→ TASK:
Will you give the material below again, every line exactly as it is?

→ MATERIAL:
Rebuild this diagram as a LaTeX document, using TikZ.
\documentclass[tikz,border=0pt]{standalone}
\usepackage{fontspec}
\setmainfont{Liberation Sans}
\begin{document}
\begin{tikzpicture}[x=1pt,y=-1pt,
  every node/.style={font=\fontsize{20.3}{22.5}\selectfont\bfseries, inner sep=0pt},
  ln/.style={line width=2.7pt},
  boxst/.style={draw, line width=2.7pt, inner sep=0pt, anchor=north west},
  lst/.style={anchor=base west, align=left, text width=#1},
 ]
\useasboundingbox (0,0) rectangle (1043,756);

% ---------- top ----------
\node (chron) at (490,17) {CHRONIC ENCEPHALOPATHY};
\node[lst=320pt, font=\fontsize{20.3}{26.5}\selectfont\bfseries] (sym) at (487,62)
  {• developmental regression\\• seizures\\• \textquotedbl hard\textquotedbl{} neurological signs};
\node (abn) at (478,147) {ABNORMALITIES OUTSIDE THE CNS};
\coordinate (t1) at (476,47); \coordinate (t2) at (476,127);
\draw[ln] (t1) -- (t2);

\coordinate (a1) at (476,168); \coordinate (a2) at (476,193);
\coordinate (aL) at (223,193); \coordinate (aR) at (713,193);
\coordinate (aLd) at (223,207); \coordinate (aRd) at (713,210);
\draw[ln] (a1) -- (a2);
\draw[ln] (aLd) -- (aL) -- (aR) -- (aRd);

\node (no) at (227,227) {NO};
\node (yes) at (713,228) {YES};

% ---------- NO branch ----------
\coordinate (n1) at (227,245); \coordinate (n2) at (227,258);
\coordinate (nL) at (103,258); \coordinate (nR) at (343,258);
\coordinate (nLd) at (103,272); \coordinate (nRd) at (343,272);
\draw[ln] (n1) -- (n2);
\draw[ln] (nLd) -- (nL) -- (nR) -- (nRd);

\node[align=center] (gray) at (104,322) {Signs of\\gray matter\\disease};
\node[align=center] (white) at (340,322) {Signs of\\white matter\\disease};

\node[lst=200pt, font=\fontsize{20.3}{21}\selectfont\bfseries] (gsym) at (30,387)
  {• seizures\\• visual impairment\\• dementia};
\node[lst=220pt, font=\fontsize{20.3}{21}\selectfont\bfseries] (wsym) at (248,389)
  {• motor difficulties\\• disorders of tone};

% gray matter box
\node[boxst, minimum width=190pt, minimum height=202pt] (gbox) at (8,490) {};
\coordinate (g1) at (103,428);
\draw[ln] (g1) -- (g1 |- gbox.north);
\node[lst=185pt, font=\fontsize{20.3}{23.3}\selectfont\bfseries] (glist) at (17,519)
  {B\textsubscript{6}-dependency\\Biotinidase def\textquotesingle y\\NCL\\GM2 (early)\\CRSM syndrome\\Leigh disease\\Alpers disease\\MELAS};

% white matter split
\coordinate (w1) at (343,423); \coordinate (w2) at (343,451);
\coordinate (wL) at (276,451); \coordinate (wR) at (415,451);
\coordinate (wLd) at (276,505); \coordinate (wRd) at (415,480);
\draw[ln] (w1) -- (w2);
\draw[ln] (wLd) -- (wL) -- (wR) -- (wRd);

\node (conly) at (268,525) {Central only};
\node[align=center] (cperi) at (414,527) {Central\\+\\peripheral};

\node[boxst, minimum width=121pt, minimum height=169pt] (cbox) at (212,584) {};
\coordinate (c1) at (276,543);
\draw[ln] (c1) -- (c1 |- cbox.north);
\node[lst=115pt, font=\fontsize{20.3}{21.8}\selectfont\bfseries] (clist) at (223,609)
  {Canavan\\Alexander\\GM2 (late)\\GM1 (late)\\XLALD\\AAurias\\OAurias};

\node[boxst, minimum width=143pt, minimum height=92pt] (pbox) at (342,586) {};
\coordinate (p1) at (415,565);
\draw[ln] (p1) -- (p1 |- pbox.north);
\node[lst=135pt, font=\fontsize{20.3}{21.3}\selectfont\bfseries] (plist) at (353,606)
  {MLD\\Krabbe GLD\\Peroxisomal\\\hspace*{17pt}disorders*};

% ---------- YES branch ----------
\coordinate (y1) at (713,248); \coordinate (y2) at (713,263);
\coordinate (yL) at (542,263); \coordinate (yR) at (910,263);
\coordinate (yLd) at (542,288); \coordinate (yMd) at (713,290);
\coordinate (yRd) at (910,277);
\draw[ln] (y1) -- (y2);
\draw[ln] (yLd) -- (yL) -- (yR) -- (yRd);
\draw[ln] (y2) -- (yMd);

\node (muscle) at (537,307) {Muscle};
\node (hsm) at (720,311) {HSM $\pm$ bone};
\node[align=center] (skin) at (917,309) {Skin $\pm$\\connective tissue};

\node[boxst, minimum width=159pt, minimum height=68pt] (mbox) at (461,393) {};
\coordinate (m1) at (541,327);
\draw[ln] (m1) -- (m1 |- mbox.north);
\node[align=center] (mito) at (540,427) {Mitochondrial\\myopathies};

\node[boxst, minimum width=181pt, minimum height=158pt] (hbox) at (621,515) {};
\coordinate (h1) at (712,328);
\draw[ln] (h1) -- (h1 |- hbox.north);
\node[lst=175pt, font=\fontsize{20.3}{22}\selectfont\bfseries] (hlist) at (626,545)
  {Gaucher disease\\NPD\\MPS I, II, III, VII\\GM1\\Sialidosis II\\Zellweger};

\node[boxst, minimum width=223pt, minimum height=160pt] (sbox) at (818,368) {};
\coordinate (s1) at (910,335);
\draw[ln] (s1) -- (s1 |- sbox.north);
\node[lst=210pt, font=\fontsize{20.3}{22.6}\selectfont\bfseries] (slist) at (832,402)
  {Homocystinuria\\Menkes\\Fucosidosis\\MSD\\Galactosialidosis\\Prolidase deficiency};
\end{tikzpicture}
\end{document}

→ RESPONSE:
Rebuild this diagram as a LaTeX document, using TikZ.
\documentclass[tikz,border=0pt]{standalone}
\usepackage{fontspec}
\setmainfont{Liberation Sans}
\begin{document}
\begin{tikzpicture}[x=1pt,y=-1pt,
  every node/.style={font=\fontsize{20.3}{22.5}\selectfont\bfseries, inner sep=0pt},
  ln/.style={line width=2.7pt},
  boxst/.style={draw, line width=2.7pt, inner sep=0pt, anchor=north west},
  lst/.style={anchor=base west, align=left, text width=#1},
 ]
\useasboundingbox (0,0) rectangle (1043,756);

% ---------- top ----------
\node (chron) at (490,17) {CHRONIC ENCEPHALOPATHY};
\node[lst=320pt, font=\fontsize{20.3}{26.5}\selectfont\bfseries] (sym) at (487,62)
  {• developmental regression\\• seizures\\• \textquotedbl hard\textquotedbl{} neurological signs};
\node (abn) at (478,147) {ABNORMALITIES OUTSIDE THE CNS};
\coordinate (t1) at (476,47); \coordinate (t2) at (476,127);
\draw[ln] (t1) -- (t2);

\coordinate (a1) at (476,168); \coordinate (a2) at (476,193);
\coordinate (aL) at (223,193); \coordinate (aR) at (713,193);
\coordinate (aLd) at (223,207); \coordinate (aRd) at (713,210);
\draw[ln] (a1) -- (a2);
\draw[ln] (aLd) -- (aL) -- (aR) -- (aRd);

\node (no) at (227,227) {NO};
\node (yes) at (713,228) {YES};

% ---------- NO branch ----------
\coordinate (n1) at (227,245); \coordinate (n2) at (227,258);
\coordinate (nL) at (103,258); \coordinate (nR) at (343,258);
\coordinate (nLd) at (103,272); \coordinate (nRd) at (343,272);
\draw[ln] (n1) -- (n2);
\draw[ln] (nLd) -- (nL) -- (nR) -- (nRd);

\node[align=center] (gray) at (104,322) {Signs of\\gray matter\\disease};
\node[align=center] (white) at (340,322) {Signs of\\white matter\\disease};

\node[lst=200pt, font=\fontsize{20.3}{21}\selectfont\bfseries] (gsym) at (30,387)
  {• seizures\\• visual impairment\\• dementia};
\node[lst=220pt, font=\fontsize{20.3}{21}\selectfont\bfseries] (wsym) at (248,389)
  {• motor difficulties\\• disorders of tone};

% gray matter box
\node[boxst, minimum width=190pt, minimum height=202pt] (gbox) at (8,490) {};
\coordinate (g1) at (103,428);
\draw[ln] (g1) -- (g1 |- gbox.north);
\node[lst=185pt, font=\fontsize{20.3}{23.3}\selectfont\bfseries] (glist) at (17,519)
  {B\textsubscript{6}-dependency\\Biotinidase def\textquotesingle y\\NCL\\GM2 (early)\\CRSM syndrome\\Leigh disease\\Alpers disease\\MELAS};

% white matter split
\coordinate (w1) at (343,423); \coordinate (w2) at (343,451);
\coordinate (wL) at (276,451); \coordinate (wR) at (415,451);
\coordinate (wLd) at (276,505); \coordinate (wRd) at (415,480);
\draw[ln] (w1) -- (w2);
\draw[ln] (wLd) -- (wL) -- (wR) -- (wRd);

\node (conly) at (268,525) {Central only};
\node[align=center] (cperi) at (414,527) {Central\\+\\peripheral};

\node[boxst, minimum width=121pt, minimum height=169pt] (cbox) at (212,584) {};
\coordinate (c1) at (276,543);
\draw[ln] (c1) -- (c1 |- cbox.north);
\node[lst=115pt, font=\fontsize{20.3}{21.8}\selectfont\bfseries] (clist) at (223,609)
  {Canavan\\Alexander\\GM2 (late)\\GM1 (late)\\XLALD\\AAurias\\OAurias};

\node[boxst, minimum width=143pt, minimum height=92pt] (pbox) at (342,586) {};
\coordinate (p1) at (415,565);
\draw[ln] (p1) -- (p1 |- pbox.north);
\node[lst=135pt, font=\fontsize{20.3}{21.3}\selectfont\bfseries] (plist) at (353,606)
  {MLD\\Krabbe GLD\\Peroxisomal\\\hspace*{17pt}disorders*};

% ---------- YES branch ----------
\coordinate (y1) at (713,248); \coordinate (y2) at (713,263);
\coordinate (yL) at (542,263); \coordinate (yR) at (910,263);
\coordinate (yLd) at (542,288); \coordinate (yMd) at (713,290);
\coordinate (yRd) at (910,277);
\draw[ln] (y1) -- (y2);
\draw[ln] (yLd) -- (yL) -- (yR) -- (yRd);
\draw[ln] (y2) -- (yMd);

\node (muscle) at (537,307) {Muscle};
\node (hsm) at (720,311) {HSM $\pm$ bone};
\node[align=center] (skin) at (917,309) {Skin $\pm$\\connective tissue};

\node[boxst, minimum width=159pt, minimum height=68pt] (mbox) at (461,393) {};
\coordinate (m1) at (541,327);
\draw[ln] (m1) -- (m1 |- mbox.north);
\node[align=center] (mito) at (540,427) {Mitochondrial\\myopathies};

\node[boxst, minimum width=181pt, minimum height=158pt] (hbox) at (621,515) {};
\coordinate (h1) at (712,328);
\draw[ln] (h1) -- (h1 |- hbox.north);
\node[lst=175pt, font=\fontsize{20.3}{22}\selectfont\bfseries] (hlist) at (626,545)
  {Gaucher disease\\NPD\\MPS I, II, III, VII\\GM1\\Sialidosis II\\Zellweger};

\node[boxst, minimum width=223pt, minimum height=160pt] (sbox) at (818,368) {};
\coordinate (s1) at (910,335);
\draw[ln] (s1) -- (s1 |- sbox.north);
\node[lst=210pt, font=\fontsize{20.3}{22.6}\selectfont\bfseries] (slist) at (832,402)
  {Homocystinuria\\Menkes\\Fucosidosis\\MSD\\Galactosialidosis\\Prolidase deficiency};
\end{tikzpicture}
\end{document}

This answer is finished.